Your task is to copy the listing exactly, with the pictures left out.

MATERIAL
* begin *

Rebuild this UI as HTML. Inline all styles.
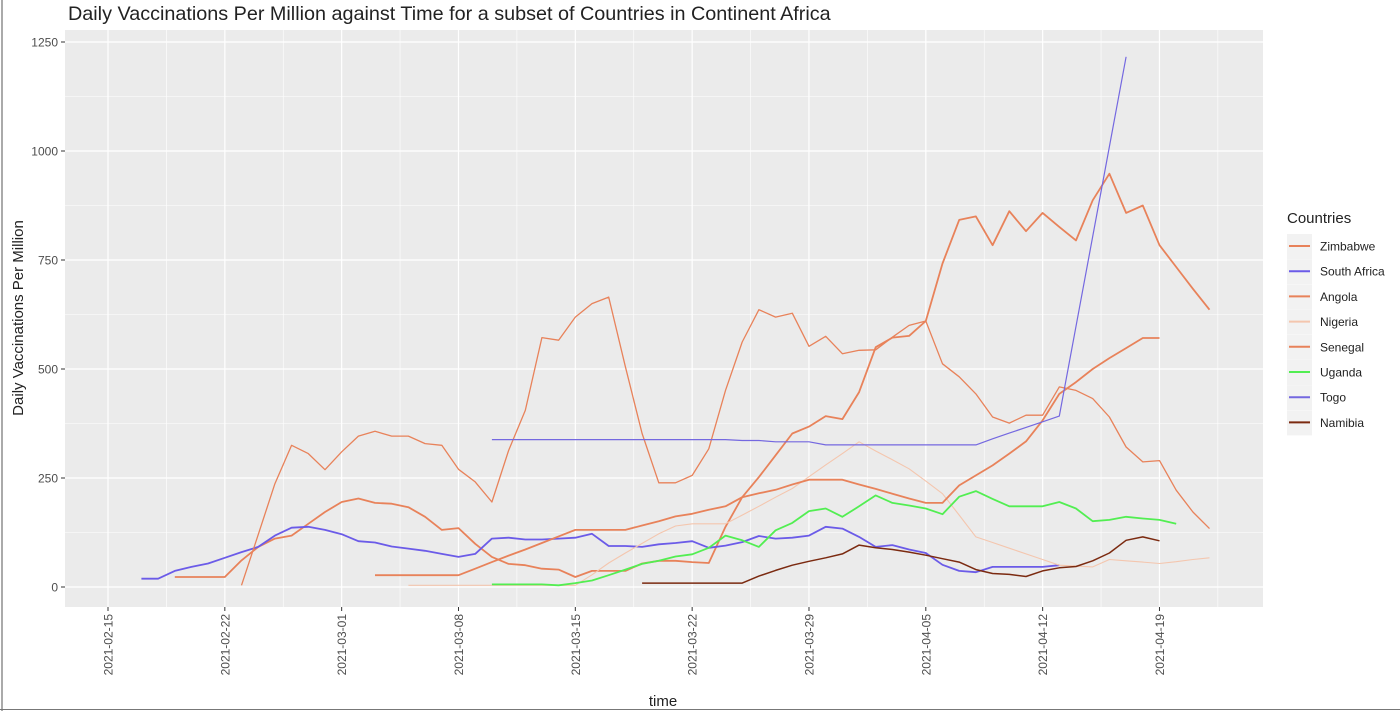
<!DOCTYPE html>
<html><head><meta charset="utf-8">
<style>
html,body{margin:0;padding:0;background:#fff;}
body{width:1400px;height:711px;overflow:hidden;position:relative;font-family:"Liberation Sans",Arial,sans-serif;}
svg text{font-family:"Liberation Sans",Arial,sans-serif;}
</style></head>
<body>
<svg id="chart" width="1400" height="711" viewBox="0 0 1400 711" xmlns="http://www.w3.org/2000/svg">
<line x1="2" y1="0" x2="2" y2="711" stroke="#555" stroke-width="1"/>
<line x1="0" y1="709.5" x2="1400" y2="709.5" stroke="#777" stroke-width="1"/>
<text x="68" y="20" font-size="19.8" fill="#222">Daily Vaccinations Per Million against Time for a subset of Countries in Continent Africa</text>
<rect x="65" y="30" width="1198" height="577" fill="#ebebeb"/>
<g id="grid"></g>
<g id="series"></g>
<g id="axes"></g>
<text x="663" y="706" font-size="15" fill="#222" text-anchor="middle">time</text>
<text transform="translate(23,318) rotate(-90)" font-size="15" fill="#222" text-anchor="middle">Daily Vaccinations Per Million</text>
<g id="legend">
<text x="1287" y="223" font-size="15" fill="#222">Countries</text>
</g>
</svg>
<script>
const countryNames = ["Zimbabwe","South Africa","Angola","Nigeria","Senegal","Uganda","Togo","Namibia"];
const countryColors = ["#e8825a","#6b5be8","#e8825a","#f4c6ae","#e8825a","#52ee52","#7468e0","#7b2a10"];
const countryWidths = [1.8,1.8,1.3,1.1,1.8,1.8,1.2,1.5];
const startDays = [4,2,8,18,16,23,23,32];
const zimbabwe = [23,23,23,23,61,92,111,118,145,172,195,203,193,191,183,161,131,135,99,69,53,50,42,40,23,37,37,37,54,60,60,57,55,138,206,252,302,352,368,392,385,447,550,572,576,610,742,842,850,784,862,816,858,826,795,887,948,858,875,784,734,684,636];
const southAfrica = [19,19,37,46,54,67,80,92,118,136,138,131,121,105,102,93,88,83,76,69,76,111,113,109,109,111,113,122,94,94,92,98,101,105,90,95,103,117,111,113,118,138,134,115,92,96,86,78,51,37,34,46,46,46,46,50];
const angola = [4,120,237,325,306,269,310,346,357,346,346,329,325,270,241,195,313,405,572,566,619,650,665,505,352,239,239,256,317,451,562,636,619,628,552,575,535,543,544,573,600,610,512,482,443,390,376,394,394,459,451,432,390,321,287,290,222,172,134];
const nigeria = [4,4,4,4,4,4,4,4,4,4,4,28,55,78,100,122,140,145,145,145,165,185,206,226,253,280,306,333,312,292,271,243,214,165,115,102,89,76,63,50,48,46,63,60,57,54,58,63,67];
const senegal = [27,27,27,27,27,27,42,57,72,86,101,116,131,131,131,131,141,151,162,168,177,185,206,215,223,235,246,246,246,235,225,214,203,193,193,233,256,279,306,334,382,443,470,500,525,548,571,571];
const uganda = [6,6,6,6,4,9,15,27,40,53,60,70,75,90,118,107,92,130,147,174,180,161,185,210,193,187,180,167,207,220,202,185,185,185,195,180,151,154,161,157,154,145];
const togo = [338,338,338,338,338,338,338,338,338,338,338,338,338,338,338,336,336,333,333,333,326,326,326,326,326,326,326,326,326,326,340,353,366,379,392,598,804,1010,1216];
const namibia = [9,9,9,9,9,9,9,25,38,50,59,67,76,96,90,86,80,73,65,57,40,31,29,24,37,44,47,60,78,107,115,106];
const seriesValues = [zimbabwe,southAfrica,angola,nigeria,senegal,uganda,togo,namibia];
const yTicks = [0,250,500,750,1000,1250];
const xTickLabels = ["2021-02-15","2021-02-22","2021-03-01","2021-03-08","2021-03-15","2021-03-22","2021-03-29","2021-04-05","2021-04-12","2021-04-19"];

const NS="http://www.w3.org/2000/svg";
const X0=65,X1=1263,Y0=30,Y1=607;
function xs(d){return 108+d*16.69;}
function ys(v){return 587-v*0.436;}
function mk(tag,attrs,parent){const e=document.createElementNS(NS,tag);for(const k in attrs)e.setAttribute(k,attrs[k]);parent.appendChild(e);return e;}
const grid=document.getElementById('grid'),axes=document.getElementById('axes'),ser=document.getElementById('series'),leg=document.getElementById('legend');
for(let v=-125;v<=1375;v+=250){const y=ys(v);if(y<Y0||y>Y1)continue;
 const l=mk('line',{x1:X0,x2:X1,y1:y,y2:y,stroke:'#fff','stroke-width':0.6},grid);
 
 }
for(let i=-1;i<xTickLabels.length+1;i++){const x=xs(i*7+3.5);if(x<X0||x>X1)continue;
 const l=mk('line',{x1:x,x2:x,y1:Y0,y2:Y1,stroke:'#fff','stroke-width':0.6},grid);
 
 }
yTicks.forEach(v=>{const y=ys(v);
 const l=mk('line',{x1:X0,x2:X1,y1:y,y2:y,stroke:'#fff','stroke-width':1.2},grid);
 
 
 const t=mk('line',{x1:61,x2:65,y1:y,y2:y,stroke:'#333','stroke-width':1},axes);
 
 
 const tx=mk('text',{x:58,y:y+4.5,'font-size':12,fill:'#4d4d4d','text-anchor':'end'},axes);
 tx.textContent=v;
 
 });
xTickLabels.forEach((lab,i)=>{const x=xs(i*7);
 const l=mk('line',{x1:x,x2:x,y1:Y0,y2:Y1,stroke:'#fff','stroke-width':1.2},grid);
 
 
 const t=mk('line',{x1:x,x2:x,y1:607,y2:611,stroke:'#333','stroke-width':1},axes);
 
 
 const tx=mk('text',{transform:`translate(${x+4.5},614) rotate(-90)`,'font-size':12,fill:'#4d4d4d','text-anchor':'end'},axes);
 tx.textContent=lab;
 
 });
seriesValues.forEach((vals,s)=>{
 const pts=vals.map((v,i)=>xs(startDays[s]+i).toFixed(1)+','+ys(v).toFixed(1)).join(' ');
 const p=mk('polyline',{points:pts,fill:'none',stroke:countryColors[s],'stroke-width':countryWidths[s],'stroke-linejoin':'round'},ser);
 
 
});
countryNames.forEach((n,i)=>{const cy=246+i*25.2;
 const r=mk('rect',{x:1287,y:cy-12,width:25,height:25,fill:'#f2f2f2'},leg);
 
 
 const l=mk('line',{x1:1289,x2:1310,y1:cy,y2:cy,stroke:countryColors[i],'stroke-width':2},leg);
 
 
 const t=mk('text',{x:1320,y:cy+4.5,'font-size':12,fill:'#222'},leg);
 t.textContent=n;
 
 });
</script>
</body></html>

* end *

TASK RESPONSE
Rebuild this UI as HTML. Inline all styles.
<!DOCTYPE html>
<html><head><meta charset="utf-8">
<style>
html,body{margin:0;padding:0;background:#fff;}
body{width:1400px;height:711px;overflow:hidden;position:relative;font-family:"Liberation Sans",Arial,sans-serif;}
svg text{font-family:"Liberation Sans",Arial,sans-serif;}
</style></head>
<body>
<svg id="chart" width="1400" height="711" viewBox="0 0 1400 711" xmlns="http://www.w3.org/2000/svg">
<line x1="2" y1="0" x2="2" y2="711" stroke="#555" stroke-width="1"/>
<line x1="0" y1="709.5" x2="1400" y2="709.5" stroke="#777" stroke-width="1"/>
<text x="68" y="20" font-size="19.8" fill="#222">Daily Vaccinations Per Million against Time for a subset of Countries in Continent Africa</text>
<rect x="65" y="30" width="1198" height="577" fill="#ebebeb"/>
<g id="grid"></g>
<g id="series"></g>
<g id="axes"></g>
<text x="663" y="706" font-size="15" fill="#222" text-anchor="middle">time</text>
<text transform="translate(23,318) rotate(-90)" font-size="15" fill="#222" text-anchor="middle">Daily Vaccinations Per Million</text>
<g id="legend">
<text x="1287" y="223" font-size="15" fill="#222">Countries</text>
</g>
</svg>
<script>
const countryNames = ["Zimbabwe","South Africa","Angola","Nigeria","Senegal","Uganda","Togo","Namibia"];
const countryColors = ["#e8825a","#6b5be8","#e8825a","#f4c6ae","#e8825a","#52ee52","#7468e0","#7b2a10"];
const countryWidths = [1.8,1.8,1.3,1.1,1.8,1.8,1.2,1.5];
const startDays = [4,2,8,18,16,23,23,32];
const zimbabwe = [23,23,23,23,61,92,111,118,145,172,195,203,193,191,183,161,131,135,99,69,53,50,42,40,23,37,37,37,54,60,60,57,55,138,206,252,302,352,368,392,385,447,550,572,576,610,742,842,850,784,862,816,858,826,795,887,948,858,875,784,734,684,636];
const southAfrica = [19,19,37,46,54,67,80,92,118,136,138,131,121,105,102,93,88,83,76,69,76,111,113,109,109,111,113,122,94,94,92,98,101,105,90,95,103,117,111,113,118,138,134,115,92,96,86,78,51,37,34,46,46,46,46,50];
const angola = [4,120,237,325,306,269,310,346,357,346,346,329,325,270,241,195,313,405,572,566,619,650,665,505,352,239,239,256,317,451,562,636,619,628,552,575,535,543,544,573,600,610,512,482,443,390,376,394,394,459,451,432,390,321,287,290,222,172,134];
const nigeria = [4,4,4,4,4,4,4,4,4,4,4,28,55,78,100,122,140,145,145,145,165,185,206,226,253,280,306,333,312,292,271,243,214,165,115,102,89,76,63,50,48,46,63,60,57,54,58,63,67];
const senegal = [27,27,27,27,27,27,42,57,72,86,101,116,131,131,131,131,141,151,162,168,177,185,206,215,223,235,246,246,246,235,225,214,203,193,193,233,256,279,306,334,382,443,470,500,525,548,571,571];
const uganda = [6,6,6,6,4,9,15,27,40,53,60,70,75,90,118,107,92,130,147,174,180,161,185,210,193,187,180,167,207,220,202,185,185,185,195,180,151,154,161,157,154,145];
const togo = [338,338,338,338,338,338,338,338,338,338,338,338,338,338,338,336,336,333,333,333,326,326,326,326,326,326,326,326,326,326,340,353,366,379,392,598,804,1010,1216];
const namibia = [9,9,9,9,9,9,9,25,38,50,59,67,76,96,90,86,80,73,65,57,40,31,29,24,37,44,47,60,78,107,115,106];
const seriesValues = [zimbabwe,southAfrica,angola,nigeria,senegal,uganda,togo,namibia];
const yTicks = [0,250,500,750,1000,1250];
const xTickLabels = ["2021-02-15","2021-02-22","2021-03-01","2021-03-08","2021-03-15","2021-03-22","2021-03-29","2021-04-05","2021-04-12","2021-04-19"];

const NS="http://www.w3.org/2000/svg";
const X0=65,X1=1263,Y0=30,Y1=607;
function xs(d){return 108+d*16.69;}
function ys(v){return 587-v*0.436;}
function mk(tag,attrs,parent){const e=document.createElementNS(NS,tag);for(const k in attrs)e.setAttribute(k,attrs[k]);parent.appendChild(e);return e;}
const grid=document.getElementById('grid'),axes=document.getElementById('axes'),ser=document.getElementById('series'),leg=document.getElementById('legend');
for(let v=-125;v<=1375;v+=250){const y=ys(v);if(y<Y0||y>Y1)continue;
 const l=mk('line',{x1:X0,x2:X1,y1:y,y2:y,stroke:'#fff','stroke-width':0.6},grid);
 
 }
for(let i=-1;i<xTickLabels.length+1;i++){const x=xs(i*7+3.5);if(x<X0||x>X1)continue;
 const l=mk('line',{x1:x,x2:x,y1:Y0,y2:Y1,stroke:'#fff','stroke-width':0.6},grid);
 
 }
yTicks.forEach(v=>{const y=ys(v);
 const l=mk('line',{x1:X0,x2:X1,y1:y,y2:y,stroke:'#fff','stroke-width':1.2},grid);
 
 
 const t=mk('line',{x1:61,x2:65,y1:y,y2:y,stroke:'#333','stroke-width':1},axes);
 
 
 const tx=mk('text',{x:58,y:y+4.5,'font-size':12,fill:'#4d4d4d','text-anchor':'end'},axes);
 tx.textContent=v;
 
 });
xTickLabels.forEach((lab,i)=>{const x=xs(i*7);
 const l=mk('line',{x1:x,x2:x,y1:Y0,y2:Y1,stroke:'#fff','stroke-width':1.2},grid);
 
 
 const t=mk('line',{x1:x,x2:x,y1:607,y2:611,stroke:'#333','stroke-width':1},axes);
 
 
 const tx=mk('text',{transform:`translate(${x+4.5},614) rotate(-90)`,'font-size':12,fill:'#4d4d4d','text-anchor':'end'},axes);
 tx.textContent=lab;
 
 });
seriesValues.forEach((vals,s)=>{
 const pts=vals.map((v,i)=>xs(startDays[s]+i).toFixed(1)+','+ys(v).toFixed(1)).join(' ');
 const p=mk('polyline',{points:pts,fill:'none',stroke:countryColors[s],'stroke-width':countryWidths[s],'stroke-linejoin':'round'},ser);
 
 
});
countryNames.forEach((n,i)=>{const cy=246+i*25.2;
 const r=mk('rect',{x:1287,y:cy-12,width:25,height:25,fill:'#f2f2f2'},leg);
 
 
 const l=mk('line',{x1:1289,x2:1310,y1:cy,y2:cy,stroke:countryColors[i],'stroke-width':2},leg);
 
 
 const t=mk('text',{x:1320,y:cy+4.5,'font-size':12,fill:'#222'},leg);
 t.textContent=n;
 
 });
</script>
</body></html>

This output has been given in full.